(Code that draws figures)
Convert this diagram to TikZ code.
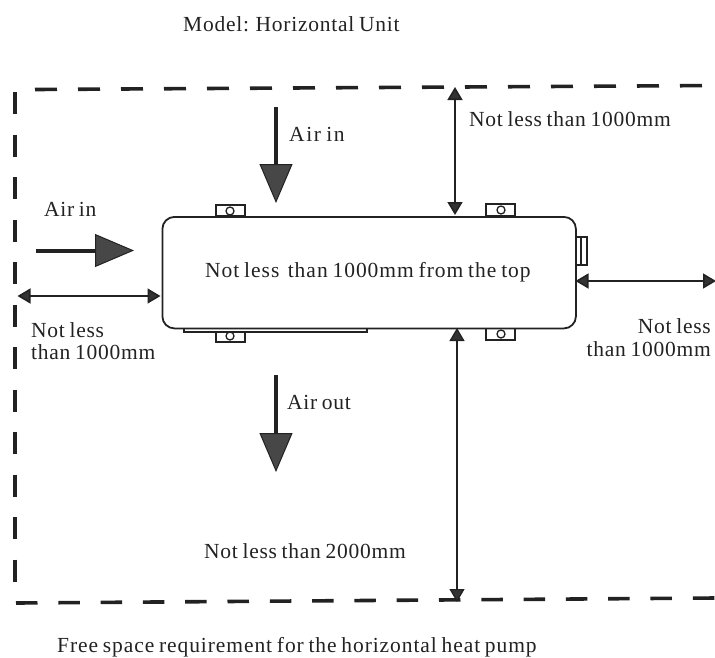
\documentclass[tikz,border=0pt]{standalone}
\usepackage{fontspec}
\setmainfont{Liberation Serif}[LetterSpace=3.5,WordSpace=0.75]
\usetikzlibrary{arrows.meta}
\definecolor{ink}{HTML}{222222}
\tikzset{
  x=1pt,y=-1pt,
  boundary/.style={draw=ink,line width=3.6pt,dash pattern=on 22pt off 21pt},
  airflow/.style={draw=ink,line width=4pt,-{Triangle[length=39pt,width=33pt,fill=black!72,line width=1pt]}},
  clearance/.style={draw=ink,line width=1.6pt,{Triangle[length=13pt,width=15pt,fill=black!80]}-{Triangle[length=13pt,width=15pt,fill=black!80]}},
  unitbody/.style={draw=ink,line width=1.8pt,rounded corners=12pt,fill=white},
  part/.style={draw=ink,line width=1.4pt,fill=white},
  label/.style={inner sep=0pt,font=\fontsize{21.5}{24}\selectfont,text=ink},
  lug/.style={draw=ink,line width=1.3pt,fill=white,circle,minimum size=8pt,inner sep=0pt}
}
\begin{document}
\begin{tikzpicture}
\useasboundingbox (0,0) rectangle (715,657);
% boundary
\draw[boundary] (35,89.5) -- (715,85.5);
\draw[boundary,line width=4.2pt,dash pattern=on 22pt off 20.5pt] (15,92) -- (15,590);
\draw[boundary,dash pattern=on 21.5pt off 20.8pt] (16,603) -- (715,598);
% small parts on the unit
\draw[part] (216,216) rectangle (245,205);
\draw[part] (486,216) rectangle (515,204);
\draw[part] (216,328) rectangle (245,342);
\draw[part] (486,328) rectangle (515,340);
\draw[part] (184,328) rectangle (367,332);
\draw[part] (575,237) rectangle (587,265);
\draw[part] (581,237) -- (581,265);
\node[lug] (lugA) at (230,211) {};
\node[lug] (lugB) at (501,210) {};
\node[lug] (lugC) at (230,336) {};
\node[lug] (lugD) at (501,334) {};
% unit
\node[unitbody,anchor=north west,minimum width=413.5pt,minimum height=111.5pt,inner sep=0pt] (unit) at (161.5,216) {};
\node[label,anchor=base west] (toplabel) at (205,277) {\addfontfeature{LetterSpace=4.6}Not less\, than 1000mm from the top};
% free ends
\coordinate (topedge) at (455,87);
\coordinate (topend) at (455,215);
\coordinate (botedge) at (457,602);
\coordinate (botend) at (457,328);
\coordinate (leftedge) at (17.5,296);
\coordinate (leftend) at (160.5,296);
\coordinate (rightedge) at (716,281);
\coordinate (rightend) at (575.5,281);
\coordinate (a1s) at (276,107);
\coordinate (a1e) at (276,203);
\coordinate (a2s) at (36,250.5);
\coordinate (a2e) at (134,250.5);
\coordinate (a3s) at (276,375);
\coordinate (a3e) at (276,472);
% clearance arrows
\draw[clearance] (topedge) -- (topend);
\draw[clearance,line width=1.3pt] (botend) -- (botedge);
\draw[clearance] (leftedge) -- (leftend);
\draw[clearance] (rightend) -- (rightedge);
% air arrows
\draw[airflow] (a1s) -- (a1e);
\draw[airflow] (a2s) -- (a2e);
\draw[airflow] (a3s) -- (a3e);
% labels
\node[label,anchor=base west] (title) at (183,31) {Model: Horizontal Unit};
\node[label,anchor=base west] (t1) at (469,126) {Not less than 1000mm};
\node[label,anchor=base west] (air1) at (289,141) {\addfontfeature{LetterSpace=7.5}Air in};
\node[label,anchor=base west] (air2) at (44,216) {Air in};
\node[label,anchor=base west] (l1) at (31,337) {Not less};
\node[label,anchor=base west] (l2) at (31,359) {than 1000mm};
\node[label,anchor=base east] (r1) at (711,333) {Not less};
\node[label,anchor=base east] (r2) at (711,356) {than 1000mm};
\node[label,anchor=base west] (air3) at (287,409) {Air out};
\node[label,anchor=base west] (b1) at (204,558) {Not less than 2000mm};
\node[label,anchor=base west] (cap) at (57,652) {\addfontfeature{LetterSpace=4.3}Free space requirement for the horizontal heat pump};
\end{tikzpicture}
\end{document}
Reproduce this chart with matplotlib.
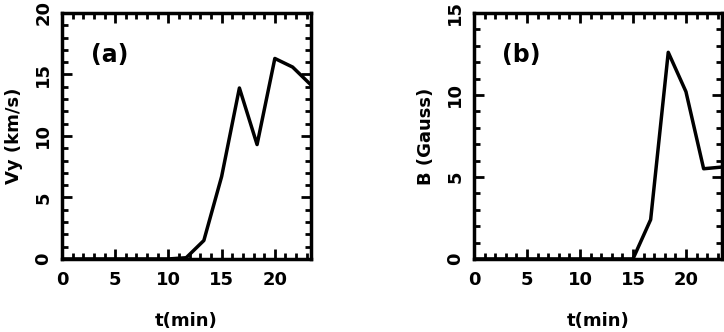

## Exercise description
Reproduce every record above exactly, omitting the pictures.

## Result of the task
Convert this diagram to TikZ code.
\documentclass[tikz,border=0pt]{standalone}
\usepackage{fontspec}
\setmainfont{Liberation Serif}[LetterSpace=3.5,WordSpace=0.75]
\usetikzlibrary{arrows.meta}
\definecolor{ink}{HTML}{222222}
\tikzset{
  x=1pt,y=-1pt,
  boundary/.style={draw=ink,line width=3.6pt,dash pattern=on 22pt off 21pt},
  airflow/.style={draw=ink,line width=4pt,-{Triangle[length=39pt,width=33pt,fill=black!72,line width=1pt]}},
  clearance/.style={draw=ink,line width=1.6pt,{Triangle[length=13pt,width=15pt,fill=black!80]}-{Triangle[length=13pt,width=15pt,fill=black!80]}},
  unitbody/.style={draw=ink,line width=1.8pt,rounded corners=12pt,fill=white},
  part/.style={draw=ink,line width=1.4pt,fill=white},
  label/.style={inner sep=0pt,font=\fontsize{21.5}{24}\selectfont,text=ink},
  lug/.style={draw=ink,line width=1.3pt,fill=white,circle,minimum size=8pt,inner sep=0pt}
}
\begin{document}
\begin{tikzpicture}
\useasboundingbox (0,0) rectangle (715,657);
% boundary
\draw[boundary] (35,89.5) -- (715,85.5);
\draw[boundary,line width=4.2pt,dash pattern=on 22pt off 20.5pt] (15,92) -- (15,590);
\draw[boundary,dash pattern=on 21.5pt off 20.8pt] (16,603) -- (715,598);
% small parts on the unit
\draw[part] (216,216) rectangle (245,205);
\draw[part] (486,216) rectangle (515,204);
\draw[part] (216,328) rectangle (245,342);
\draw[part] (486,328) rectangle (515,340);
\draw[part] (184,328) rectangle (367,332);
\draw[part] (575,237) rectangle (587,265);
\draw[part] (581,237) -- (581,265);
\node[lug] (lugA) at (230,211) {};
\node[lug] (lugB) at (501,210) {};
\node[lug] (lugC) at (230,336) {};
\node[lug] (lugD) at (501,334) {};
% unit
\node[unitbody,anchor=north west,minimum width=413.5pt,minimum height=111.5pt,inner sep=0pt] (unit) at (161.5,216) {};
\node[label,anchor=base west] (toplabel) at (205,277) {\addfontfeature{LetterSpace=4.6}Not less\, than 1000mm from the top};
% free ends
\coordinate (topedge) at (455,87);
\coordinate (topend) at (455,215);
\coordinate (botedge) at (457,602);
\coordinate (botend) at (457,328);
\coordinate (leftedge) at (17.5,296);
\coordinate (leftend) at (160.5,296);
\coordinate (rightedge) at (716,281);
\coordinate (rightend) at (575.5,281);
\coordinate (a1s) at (276,107);
\coordinate (a1e) at (276,203);
\coordinate (a2s) at (36,250.5);
\coordinate (a2e) at (134,250.5);
\coordinate (a3s) at (276,375);
\coordinate (a3e) at (276,472);
% clearance arrows
\draw[clearance] (topedge) -- (topend);
\draw[clearance,line width=1.3pt] (botend) -- (botedge);
\draw[clearance] (leftedge) -- (leftend);
\draw[clearance] (rightend) -- (rightedge);
% air arrows
\draw[airflow] (a1s) -- (a1e);
\draw[airflow] (a2s) -- (a2e);
\draw[airflow] (a3s) -- (a3e);
% labels
\node[label,anchor=base west] (title) at (183,31) {Model: Horizontal Unit};
\node[label,anchor=base west] (t1) at (469,126) {Not less than 1000mm};
\node[label,anchor=base west] (air1) at (289,141) {\addfontfeature{LetterSpace=7.5}Air in};
\node[label,anchor=base west] (air2) at (44,216) {Air in};
\node[label,anchor=base west] (l1) at (31,337) {Not less};
\node[label,anchor=base west] (l2) at (31,359) {than 1000mm};
\node[label,anchor=base east] (r1) at (711,333) {Not less};
\node[label,anchor=base east] (r2) at (711,356) {than 1000mm};
\node[label,anchor=base west] (air3) at (287,409) {Air out};
\node[label,anchor=base west] (b1) at (204,558) {Not less than 2000mm};
\node[label,anchor=base west] (cap) at (57,652) {\addfontfeature{LetterSpace=4.3}Free space requirement for the horizontal heat pump};
\end{tikzpicture}
\end{document}
Reproduce this chart with matplotlib.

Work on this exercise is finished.